Berdasarkan pantauan Kompas, kematian ikan di perairan Teluk Lampung ini diduga akibat red tide atau fenomena ledakan populasi fitoplankton. Puncak fenomena ini terjadi Desember 2012-Januari 2013. Ketika itu, ratusan ribu ikan budidaya di keramba jaring apung di Ringgung mati serentak, ditandai berubahnya warna perairan menjadi kemerahan atau coklat pekat.

Sungai di Kalsel

Badan Lingkungan Hidup (BLH) Kalimantan Selatan mengintensifkan pemantauan kualitas air sungai. Jika sebelumnya setahun dilaksanakan dua kali, mulai tahun ini pemantauan dilakukan lima kali. Pemantauan itu juga untuk memonitor perkembangan kualitas air sungai dan mengetahui sumber pencemaran.

Kepala BLH Kalsel Ikhlas menyatakan, pemantauan itu mencakup beban pencemaran. Dengan pemantauan rutin akan diketahui apakah sumber itu dari limbah domestik atau industri. ”Kami juga akan lebih intensif mengawasi aktivitas perusahaan di sekitar bantaran agar limbahnya dikelola dengan baik. Sejauh laporan yang masuk pengelolaan limbahnya tidak melebih baku mutu,” kata Ikhlas.

Kepala Bidang Pemantauan dan Pemulihan BLH Kalsel Isda Yulianti menambahkan, pemantauan itu meliputi 28 parameter, mulai kandungan bakteri E coli, logam berat seperti besi, mangan, timbal, seng, hingga tingkat kekeruhan sungai.
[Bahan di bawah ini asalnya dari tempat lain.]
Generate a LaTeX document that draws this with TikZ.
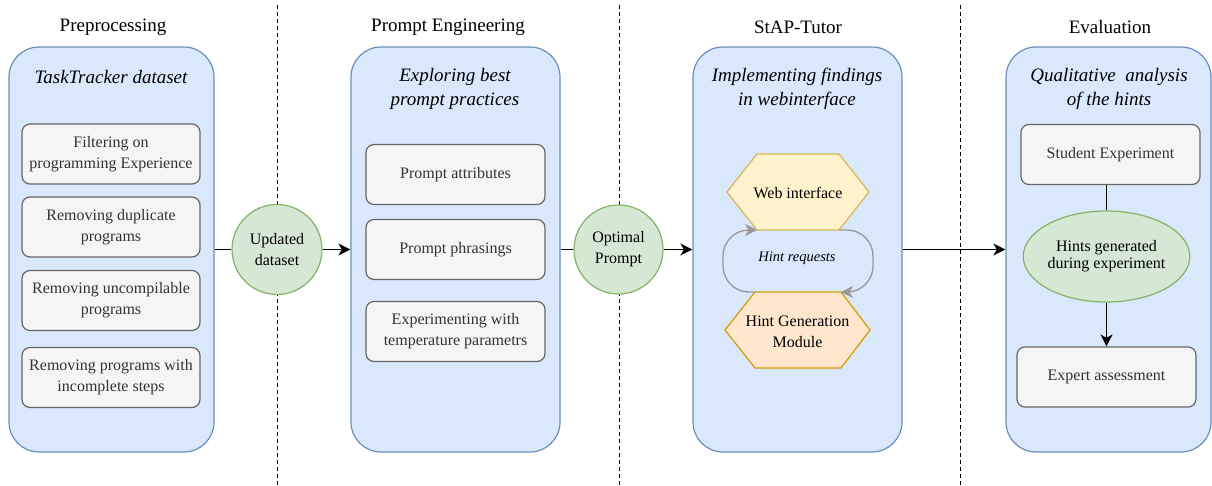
\documentclass[tikz,border=0pt]{standalone}
\usepackage{fontspec}
\setmainfont{Liberation Serif}
\usetikzlibrary{arrows.meta,shapes.geometric}
\definecolor{bluefill}{HTML}{DAE8FC}
\definecolor{blueline}{HTML}{6C8EBF}
\definecolor{grayfill}{HTML}{F5F5F5}
\definecolor{grayline}{HTML}{666666}
\definecolor{graytext}{HTML}{333333}
\definecolor{greenfill}{HTML}{D5E8D4}
\definecolor{greenline}{HTML}{82B366}
\definecolor{yellowfill}{HTML}{FFF2CC}
\definecolor{yellowline}{HTML}{D6B656}
\definecolor{orangefill}{HTML}{FFE6CC}
\definecolor{orangeline}{HTML}{D79B00}
\definecolor{loopgray}{HTML}{999999}
\begin{document}
\begin{tikzpicture}[x=1pt,y=-1pt,
  bigbox/.style={draw=blueline,fill=bluefill,line width=1.2pt,rounded corners=30pt,minimum height=405pt,inner sep=0pt},
  subbox/.style={draw=grayline,fill=grayfill,line width=1.2pt,rounded corners=8pt,minimum width=179pt,minimum height=60pt,inner sep=2pt,text=graytext,align=center,font=\fontsize{16}{21}\selectfont},
  circnode/.style={circle,draw=greenline,fill=greenfill,line width=1.2pt,minimum size=90pt,inner sep=0pt,align=center,font=\fontsize{16}{21}\selectfont},
  titletext/.style={font=\fontsize{19}{23}\selectfont},
  subtitle/.style={font=\fontsize{19}{24}\selectfont\itshape,align=center},
  divider/.style={dashed,dash pattern=on 4pt off 3pt,line width=1pt},
  conn/.style={line width=1.5pt},
  arr/.style={line width=1.5pt,-{Stealth[length=12pt,width=12pt,inset=3.5pt]}},
  looparr/.style={draw=loopgray,line width=1.3pt,rounded corners=26pt,-{Stealth[length=12pt,width=12pt,inset=3.5pt]}},
  plain/.style={inner sep=0pt}
]
\useasboundingbox (0,0) rectangle (1212,485);

% titles
\node[titletext] (t1) at (113,27) {Preprocessing};
\node[titletext] (t2) at (448,27) {Prompt Engineering};
\node[titletext] (t3) at (798,27) {StAP-Tutor};
\node[titletext] (t4) at (1110,27) {Evaluation};

% dividers
\coordinate (d1t) at (277,5); \coordinate (d1b) at (277,485);
\coordinate (d2t) at (619,5); \coordinate (d2b) at (619,485);
\coordinate (d3t) at (960,5); \coordinate (d3b) at (960,485);
\draw[divider] (d1t) -- (d1b);
\draw[divider] (d2t) -- (d2b);
\draw[divider] (d3t) -- (d3b);

% big boxes
\node[bigbox,minimum width=205pt] (b1) at (111.5,249.5) {};
\node[bigbox,minimum width=209pt] (b2) at (455.5,249.5) {};
\node[bigbox,minimum width=209pt] (b3) at (797.5,249.5) {};
\node[bigbox,minimum width=205pt] (b4) at (1108.5,249.5) {};

% subtitles
\node[subtitle] (s1) at (111,77) {TaskTracker dataset};
\node[subtitle] (s2) at (455,89) {Exploring best\\prompt practices};
\node[subtitle] (s3) at (797,89) {Implementing findings\\in webinterface};
\node[subtitle] (s4) at (1109,89) {Qualitative\ \ analysis\\of the hints};

% column 1
\node[subbox,minimum width=178pt] (p1) at (111,154) {Filtering on\\programming Experience};
\node[subbox,minimum width=178pt] (p2) at (111,227) {Removing duplicate\\programs};
\node[subbox,minimum width=178pt] (p3) at (111,300.5) {Removing uncompilable\\programs};
\node[subbox,minimum width=178pt] (p4) at (111,377.5) {Removing programs with\\incomplete steps};

% column 2
\node[subbox] (q1) at (455.5,174.5) {Prompt attributes};
\node[subbox] (q2) at (455.5,249.5) {Prompt phrasings};
\node[subbox] (q3) at (455.5,331.5) {Experimenting with\\temperature parametrs};

% column 3: hexagons
\coordinate (wiL) at (727,192); \coordinate (wiTL) at (757,154); \coordinate (wiTR) at (839,154);
\coordinate (wiR) at (869,192); \coordinate (wiBR) at (839,230); \coordinate (wiBL) at (757,230);
\draw[draw=yellowline,fill=yellowfill,line width=1.2pt] (wiL) -- (wiTL) -- (wiTR) -- (wiR) -- (wiBR) -- (wiBL) -- cycle;
\node[plain,font=\fontsize{16}{21}\selectfont] (wi) at (798,193) {Web interface};

\coordinate (hgL) at (725,330); \coordinate (hgTL) at (755,292); \coordinate (hgTR) at (841,292);
\coordinate (hgR) at (870,330); \coordinate (hgBR) at (841,368); \coordinate (hgBL) at (755,368);
\draw[draw=orangeline,fill=orangefill,line width=1.2pt] (hgL) -- (hgTL) -- (hgTR) -- (hgR) -- (hgBR) -- (hgBL) -- cycle;
\node[plain,align=center,font=\fontsize{16}{21}\selectfont] (hg) at (797.5,332) {Hint Generation\\Module};

\coordinate (lpL1) at (723,292); \coordinate (lpL2) at (723,230);
\coordinate (lpR1) at (873,230); \coordinate (lpR2) at (873,292);
\draw[looparr] (hgTL) -- (lpL1) -- (lpL2) -- (wiBL);
\draw[looparr] (wiBR) -- (lpR1) -- (lpR2) -- (hgTR);
\node[plain,font=\fontsize{14.5}{17}\selectfont\itshape] (hr) at (797,258) {Hint requests};

% column 4
\node[subbox] (se) at (1110.5,154.5) {Student Experiment};
\node[ellipse,draw=greenline,fill=greenfill,line width=1.2pt,minimum width=149pt,minimum height=91pt,inner sep=0pt,align=center,font=\fontsize{16}{17}\selectfont] (el) at (1106.5,256.5) {Hints generated\\during experiment};
\node[subbox] (ea) at (1106.5,377) {Expert assessment};
\draw[conn] (el.north |- se.south) -- (el.north);
\draw[arr] (el.south) -- (ea.north);

% circles
\node[circnode] (c1) at (277,249.5) {Updated\\dataset};
\node[circnode,minimum size=89pt] (c2) at (618.5,249.5) {Optimal\\Prompt};

% main connectors
\draw[conn] (b1.east) -- (c1.west);
\draw[arr] (c1.east) -- (b2.west);
\draw[conn] (b2.east) -- (c2.west);
\draw[arr] (c2.east) -- (b3.west);
\draw[arr] (b3.east) -- (b4.west);
\end{tikzpicture}
\end{document}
Sampel diteliti di laboratorium, dan diharapkan segera diketahui hasilnya supaya cepat ada tindak lanjutnya.

Adapun Sumatera Selatan merintis masyarakat peduli sungai guna mengantisipasi bertambah parahnya pencemaran sungai. Cara ini dinilai efektif sebab pencemaran terbesar di Sungai Musi berasal dari limbah rumah tangga.

Upaya merintis masyarakat peduli sungai ini dengan memberi pelatihan pemeriksaan kualitas air sungai dengan metode biotilik. Metode ini sangat sederhana, yaitu mengukur kesehatan sungai melalui jenis-jenis biota yang bisa ditemui di sungai.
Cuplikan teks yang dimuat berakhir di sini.